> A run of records
************

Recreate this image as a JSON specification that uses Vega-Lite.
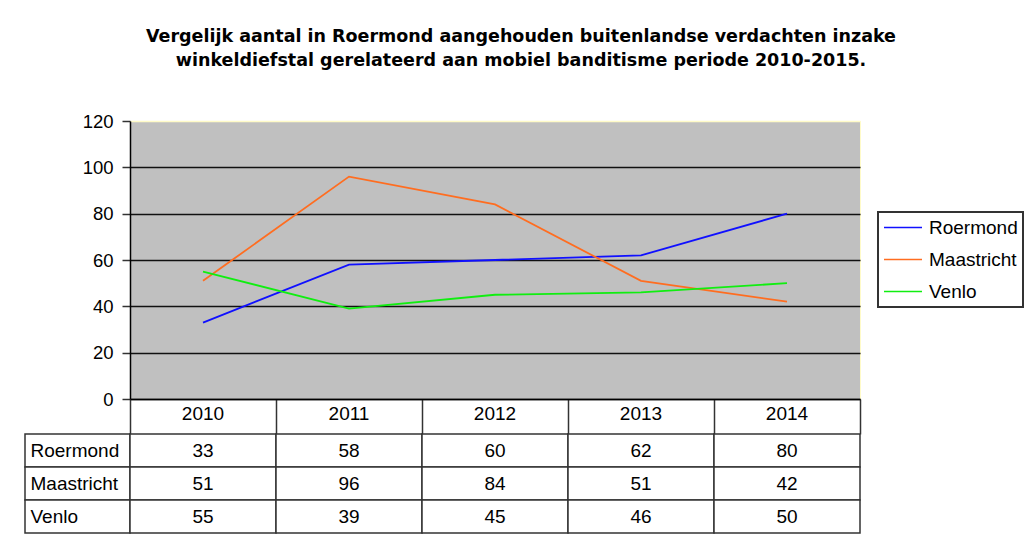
{
  "$schema": "https://vega.github.io/schema/vega-lite/v6.json",
  "padding": {"left": 24, "top": 28, "right": 0, "bottom": 4},
  "background": "white",
  "title": {
    "text": ["Vergelijk aantal in Roermond aangehouden buitenlandse verdachten inzake", "winkeldiefstal gerelateerd aan mobiel banditisme periode 2010-2015."],
    "font": "DejaVu Sans",
    "fontSize": 17.5,
    "fontWeight": "bold",
    "lineHeight": 24,
    "color": "#000000",
    "anchor": "start",
    "align": "center",
    "frame": "group",
    "dx": 496,
    "offset": 42
  },
  "datasets": {
    "series": [
      {"city": "Roermond", "year": "2010", "value": 33},
      {"city": "Roermond", "year": "2011", "value": 58},
      {"city": "Roermond", "year": "2012", "value": 60},
      {"city": "Roermond", "year": "2013", "value": 62},
      {"city": "Roermond", "year": "2014", "value": 80},
      {"city": "Maastricht", "year": "2010", "value": 51},
      {"city": "Maastricht", "year": "2011", "value": 96},
      {"city": "Maastricht", "year": "2012", "value": 84},
      {"city": "Maastricht", "year": "2013", "value": 51},
      {"city": "Maastricht", "year": "2014", "value": 42},
      {"city": "Venlo", "year": "2010", "value": 55},
      {"city": "Venlo", "year": "2011", "value": 39},
      {"city": "Venlo", "year": "2012", "value": 45},
      {"city": "Venlo", "year": "2013", "value": 46},
      {"city": "Venlo", "year": "2014", "value": 50}
    ],
    "cities": [
      {"city": "Roermond"},
      {"city": "Maastricht"},
      {"city": "Venlo"}
    ]
  },
  "columns": 2,
  "spacing": {"row": 35, "column": 0},
  "bounds": "flush",
  "concat": [
    {
      "width": 105,
      "height": 278,
      "data": {"values": []},
      "mark": "point",
      "encoding": {}
    },
    {
      "width": 730,
      "height": 278,
      "view": {"fill": "#c0c0c0", "stroke": "#fffbc8", "strokeWidth": 1},
      "data": {"name": "series"},
      "mark": {"type": "line", "strokeWidth": 1.8},
      "encoding": {
        "x": {
          "field": "year",
          "type": "ordinal",
          "scale": {"type": "band", "paddingInner": 0, "paddingOuter": 0},
          "axis": {
            "title": null,
            "orient": "bottom",
            "labelAngle": 0,
            "bandPosition": 1,
            "tickExtra": true,
            "tickSize": 35,
            "tickColor": "#333333",
            "tickWidth": 1.5,
            "labelPadding": -21,
            "labelBaseline": "middle",
            "labelFont": "Liberation Sans",
            "labelFontSize": 19,
            "labelColor": "#000000",
            "domainColor": "#000000",
            "domainWidth": 1.5,
            "grid": false
          }
        },
        "y": {
          "field": "value",
          "type": "quantitative",
          "scale": {"domain": [0, 120], "nice": false},
          "axis": {
            "title": null,
            "values": [0, 20, 40, 60, 80, 100, 120],
            "grid": true,
            "gridColor": {"condition": {"test": "datum.value === 120", "value": "#fffbc8"}, "value": "#111111"},
            "gridWidth": 1.5,
            "tickSize": 8,
            "tickColor": "#333333",
            "tickWidth": 1.5,
            "labelPadding": 9,
            "labelFont": "Liberation Sans",
            "labelFontSize": 18.5,
            "labelColor": "#000000",
            "domainColor": "#000000",
            "domainWidth": 1.5
          }
        },
        "color": {
          "field": "city",
          "type": "nominal",
          "scale": {"domain": ["Roermond", "Maastricht", "Venlo"], "range": ["#1010ff", "#ff6d20", "#10ee10"]},
          "legend": {
            "title": null,
            "orient": "none",
            "legendX": 853,
            "legendY": 91,
            "symbolType": "M-1,0H3",
            "symbolSize": 361,
            "symbolStrokeWidth": 1.5,
            "labelFont": "Liberation Sans",
            "labelFontSize": 19,
            "labelColor": "#000000",
            "labelOffset": 25,
            "padding": 5,
            "rowPadding": 11,
            "strokeColor": "#333333",
            "fillColor": "#ffffff",
            "encode": {"legend": {"update": {"strokeWidth": {"value": 2}}}}
          }
        }
      }
    },
    {
      "width": 105,
      "height": 99,
      "data": {"name": "cities"},
      "layer": [
        {
          "mark": {"type": "rect", "fill": "#ffffff", "stroke": "#333333", "strokeWidth": 1.5},
          "encoding": {
            "y": {"field": "city", "type": "nominal", "sort": ["Roermond", "Maastricht", "Venlo"], "scale": {"type": "band", "paddingInner": 0, "paddingOuter": 0}, "axis": null}
          }
        },
        {
          "mark": {"type": "text", "align": "left", "dx": -47, "font": "Liberation Sans", "fontSize": 19, "color": "#000000"},
          "encoding": {
            "y": {"field": "city", "type": "nominal", "sort": ["Roermond", "Maastricht", "Venlo"], "scale": {"type": "band", "paddingInner": 0, "paddingOuter": 0}, "axis": null},
            "text": {"field": "city"}
          }
        }
      ]
    },
    {
      "width": 730,
      "height": 99,
      "data": {"name": "series"},
      "layer": [
        {
          "mark": {"type": "rect", "fill": "#ffffff", "stroke": "#333333", "strokeWidth": 1.5},
          "encoding": {
            "x": {"field": "year", "type": "ordinal", "scale": {"type": "band", "paddingInner": 0, "paddingOuter": 0}, "axis": null},
            "y": {"field": "city", "type": "nominal", "sort": ["Roermond", "Maastricht", "Venlo"], "scale": {"type": "band", "paddingInner": 0, "paddingOuter": 0}, "axis": null}
          }
        },
        {
          "mark": {"type": "text", "font": "Liberation Sans", "fontSize": 19, "color": "#000000"},
          "encoding": {
            "x": {"field": "year", "type": "ordinal", "scale": {"type": "band", "paddingInner": 0, "paddingOuter": 0}, "axis": null},
            "y": {"field": "city", "type": "nominal", "sort": ["Roermond", "Maastricht", "Venlo"], "scale": {"type": "band", "paddingInner": 0, "paddingOuter": 0}, "axis": null},
            "text": {"field": "value", "type": "quantitative"}
          }
        }
      ]
    }
  ],
  "config": {
    "view": {"stroke": null},
    "font": "Liberation Sans"
  }
}
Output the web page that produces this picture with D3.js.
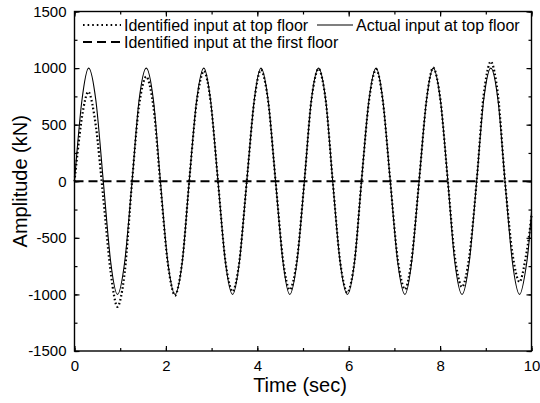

************

> Work to complete
Which lines hold the string "that"? Copy all of them from the data above.

> Completed exercise
Recreate this image as a JSON specification that uses Vega-Lite.
Output the web page that produces this picture with D3.js.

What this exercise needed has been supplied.